The dog from our local bar has never known any command (he doesn't even recall) and has never needed one. He navigates the neighborhood like a pro - he'll actually stop at crosswalks and drivers do stop to let him cross, it's fun to watch - and doesn't cause the least trouble. Even knows how to "use" random customers to get these automatic doors opened for him, and get food his owners' small grocery shop that is adjacent to the bar.
My female that I had as a puppy knows a lot of commands that I just taught for fun, but would do fine with only a good recall + a couple of convenience commands like "place" and "stay".
My male that I adopted as a young adult needs a lot more control from me, because he's slightly cukoo from lack of real life experiences when he was younger, so acts ways more intense in various situations. (he's made progress though, he's now mostly easy to control off leash).


----------



## Chloé&Buck (Jul 1, 2020)

Some commands do phase out naturally as you progress. 
My female was inclined to pull when she was younger (the Boxer kind of bulldozer), which I had to correct quite vigorously because she's a tough cookie and wouldn't give a **** about me just stopping or trying to distract her from the target. So I would give a firm snap and "A-Ah !" and ask to heel.
Over time of course that phased out and she became such a good listener. Now I can walk her anywhere off leash.
Fun fact, not only commands phase out but they can evolve in ways you hadn't originally planned. I taught her a very solid "stop" command when she was younger, because she was a chaser and I needed to be able to freeze her instantly in place in some situations. My "stop" command actually means stop+ sit+ stay where you are. So let's say we come across a deer, I say "stop !", she'll go into sit/stay right where she is, and I can go leash her if I deem necessary.
Now when we walk in urban areas, pavements, etc. I would originally use this command to make her sit/wait at crosswalks in the first phase, because I really wanted her to get that she can never put a paw on the road without permission.
But as we progressed and she became such a smart walker, the whole sit/wait routine became a bit heavy and unnecessary, so one day as I was lazy I just tested her by saying "sss sss sss" instead of the real "stop" command, I saw her slow down and kind of stop, but hesitate to sit, looking back at me like "what's this ?"
And what happened in the next few weeks is that through hesitation, this "sss sss" sound evolved into a new command of its own so to speak.
Now we have this communication mode where I won't even say a word most of the time. When we get near a road, I'll "sss sss" her to slow her down and get her attention, then I'll click my tongue, just tap my thigh if I want her near me, point to what direction she should go next, etc. So mostly non verbal. We've been rolling like this for a while and doing great.
I had absolutely not imagined we would get to this point, to be honest, I didn't even know it was possible before I experienced it.


----------



## GSD07 (Feb 23, 2007)

Sss, tong clicks, whistles, pointing fingers, clapping vs a word are all commands, it’s a handlers preference what to use to communicate. There is a competition obedience and there is functional obedience, and the latter is done in any way that helps us get in tune with our dog.


----------



## Chloé&Buck (Jul 1, 2020)

Partly true, but there are nuances.
Some of the sounds or other cues I use are not commands per se, and are not about obedience. They are more about feedback.
And the dogs have their say too, so more liké having a conversation than giving "commands".


----------



## GSD07 (Feb 23, 2007)

Let’s call them cues then. Doesn’t really matter. They watch our body language, they learn routines of our lives. They still do what we want them to do as we teach them that through our feedback. Obedience training is not just yanking on the choke as often portrayed on this board. 
For example, I don’t like my dog to sit before crossing the street because I don’t want ppl to step on his tail accidentally. So I thought this behavior differently then you did. Now, when we approach a crossing we both stop, without a word or any other indication besides me stopping myself, and my dog does not choose to sit even though he has a choice. 

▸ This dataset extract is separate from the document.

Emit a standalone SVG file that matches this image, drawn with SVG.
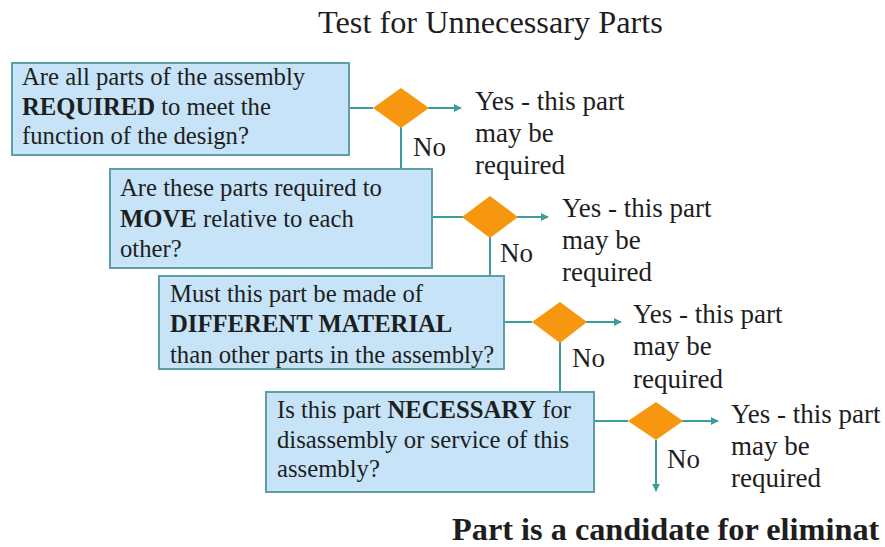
<svg xmlns="http://www.w3.org/2000/svg" width="885" height="547" viewBox="0 0 885 547">
  <style>
    .bg { fill: #ffffff; }
    .box { fill: #c6e3f8; stroke: #5f9ea8; stroke-width: 2; }
    .dia { fill: #f7960f; }
    .ln { stroke: #3b9c9c; stroke-width: 2; fill: none; }
    .t { font-family: 'Liberation Serif', 'DejaVu Serif', serif; fill: #1e1e1e; }
    .q { font-size: 24.7px; }
    .y { font-size: 27px; }
    .b { font-weight: bold; }
  </style>
  <defs>
    <marker id="arr" viewBox="0 0 10 10" refX="9" refY="5" markerWidth="4" markerHeight="4" orient="auto" markerUnits="strokeWidth">
      <path d="M0,0 L10,5 L0,10 Z" fill="#3b9c9c"/>
    </marker>
  </defs>
  <rect class="bg" x="0" y="0" width="885" height="547"/>

  <text class="t" x="318" y="33" font-size="32.3">Test for Unnecessary Parts</text>

  <g id="connectors">
    <line class="ln" x1="349" y1="108" x2="373" y2="108"/>
    <line class="ln" x1="428" y1="108" x2="461" y2="108" marker-end="url(#arr)"/>
    <line class="ln" x1="401" y1="127" x2="401" y2="169"/>
    <line class="ln" x1="432" y1="217" x2="463" y2="217"/>
    <line class="ln" x1="517" y1="217" x2="548" y2="217" marker-end="url(#arr)"/>
    <line class="ln" x1="490" y1="237" x2="490" y2="276"/>
    <line class="ln" x1="504" y1="322" x2="532" y2="322"/>
    <line class="ln" x1="586" y1="322" x2="621" y2="322" marker-end="url(#arr)"/>
    <line class="ln" x1="560" y1="342" x2="560" y2="392"/>
    <line class="ln" x1="594" y1="421" x2="628" y2="421"/>
    <line class="ln" x1="682" y1="421" x2="718" y2="421" marker-end="url(#arr)"/>
    <line class="ln" x1="656" y1="440" x2="656" y2="491" marker-end="url(#arr)"/>
  </g>

  <g id="q1">
    <rect class="box" x="12" y="63" width="337" height="92"/>
    <text class="t q" x="22" y="85">Are all parts of the assembly</text>
    <text class="t q" x="22" y="115"><tspan class="b">REQUIRED</tspan> to meet the</text>
    <text class="t q" x="22" y="144">function of the design?</text>
  </g>
  <g id="d1">
    <polygon class="dia" points="401,88 429,108 401,128 373,108"/>
  </g>
  <g id="yes1">
    <text class="t y" x="475" y="110">Yes - this part</text>
    <text class="t y" x="475" y="142">may be</text>
    <text class="t y" x="475" y="174">required</text>
  </g>
  <text id="no1" class="t y" x="413" y="156">No</text>

  <g id="q2">
    <rect class="box" x="110" y="169" width="322" height="99"/>
    <text class="t q" x="120" y="196">Are these parts required to</text>
    <text class="t q" x="120" y="227"><tspan class="b">MOVE</tspan> relative to each</text>
    <text class="t q" x="120" y="257">other?</text>
  </g>
  <g id="d2">
    <polygon class="dia" points="490,196 518,217 490,238 462,217"/>
  </g>
  <g id="yes2">
    <text class="t y" x="562" y="217">Yes - this part</text>
    <text class="t y" x="562" y="249">may be</text>
    <text class="t y" x="562" y="281">required</text>
  </g>
  <text id="no2" class="t y" x="500" y="262">No</text>

  <g id="q3">
    <rect class="box" x="159" y="276" width="345" height="93"/>
    <text class="t q" x="170" y="302">Must this part be made of</text>
    <text class="t q b" x="170" y="332">DIFFERENT MATERIAL</text>
    <text class="t q" x="170" y="363">than other parts in the assembly?</text>
  </g>
  <g id="d3">
    <polygon class="dia" points="560,302 587,322 560,343 532,322"/>
  </g>
  <g id="yes3">
    <text class="t y" x="633" y="323">Yes - this part</text>
    <text class="t y" x="633" y="355">may be</text>
    <text class="t y" x="633" y="388">required</text>
  </g>
  <text id="no3" class="t y" x="572" y="367">No</text>

  <g id="q4">
    <rect class="box" x="266" y="392" width="328" height="100"/>
    <text class="t q" x="277" y="418">Is this part <tspan class="b">NECESSARY</tspan> for</text>
    <text class="t q" x="277" y="448">disassembly or service of this</text>
    <text class="t q" x="277" y="477">assembly?</text>
  </g>
  <g id="d4">
    <polygon class="dia" points="656,402 683,421 656,440 628,421"/>
  </g>
  <g id="yes4">
    <text class="t y" x="731" y="423">Yes - this part</text>
    <text class="t y" x="731" y="455">may be</text>
    <text class="t y" x="731" y="487">required</text>
  </g>
  <text id="no4" class="t y" x="667" y="468">No</text>

  <text id="result" class="t b" x="452" y="540" font-size="32.3">Part is a candidate for eliminat</text>
</svg>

Obedience is for every day life too, not just for trials. We can call it magic and mind reading down the road but it all starts with basic training.


----------



## Chloé&Buck (Jul 1, 2020)

Sure, I'm not saying obedience is for trials. I don't do competition so I don't think competition.
I'm just distinguishing between commands and other types of feedback because I think it's interesting and it's part or the things I really enjoy exploring with my dogs.


----------



## David Winners (Apr 30, 2012)

The root of this learning is pattern cognizance. If you are consistent with your communication (cues, commands, posture... They are all the same thing) the dog will learn what all those things mean. They will also pick up on things that you do unintentionally and you probably don't realize.


----------



## WNGD (Jan 15, 2005)

jarn said:


> Unless you're like me - one is a backwards L, one is a forward L, and I get confused about which one is which. Drives my husband nuts. For whatever reason, even as a child, the only place I can reliably tell L from R is in a car (which is a handy thing for driving, haha). That MAY be one contributing factor to Agis being a bit iffy on 'gee' and 'haw'.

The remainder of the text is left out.